One of the first forms of “social distancing” involved the introduction of calf hutches in the early 1970s. This practice helped protect the youngest and most vulnerable in our dairy herds. Once implemented, this calf care standard quickly cut down on respiratory infections and greatly diminished calf mortality.
Even with the more recent introduction of group housing on some farms, the youngest herdmates remain housed far away from older animals to help slow the spread of highly contagious diseases in an effort to “flatten the curve.” This same isolation takes place when we transfer cows to transition and maternity pens.
We practice self-quarantine on many of our dairy herds when bringing cattle from other farms. Since these individuals might have been exposed to a disease not encountered by their new herdmates, we place them in separate pens to ensure the health of the greater herd. In due time, these sequestered animals get moved to the general population. While these quarantines vary in length on our farms, the self-quarantine for humans who encounter the coronavirus is 14 days.

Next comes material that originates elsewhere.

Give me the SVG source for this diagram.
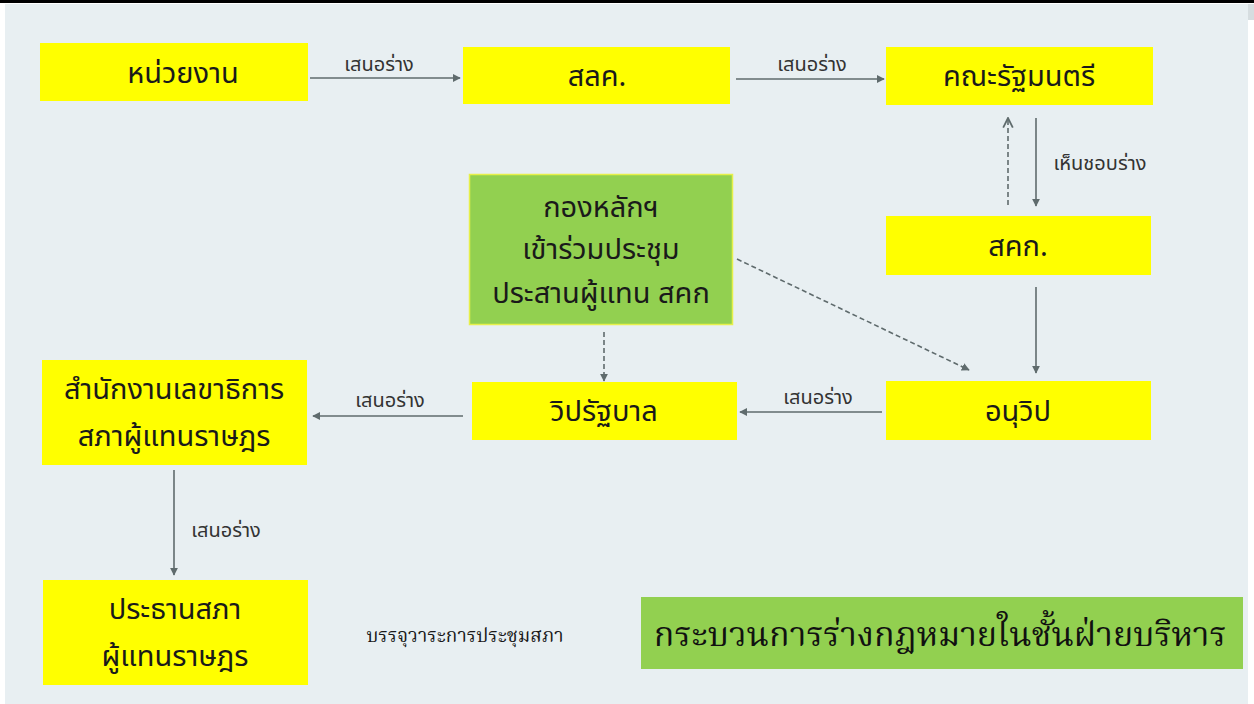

Then, there’s full blown isolation that takes place when we move sick cows to the hospital pen. Farmers do this to keep infected cows away from healthy herdmates. It also gives us a chance to administer special care to those that need it most. As for the coronavirus, human isolation can take place at home, at a care facility, or in a hospital.
Whether on our farms or in our communities, a disease outbreak can be overwhelming for all. That makes a good biosecurity plan all that more important in either preventing or, in the case of COVID-19, slowing the spread of a contagious disease.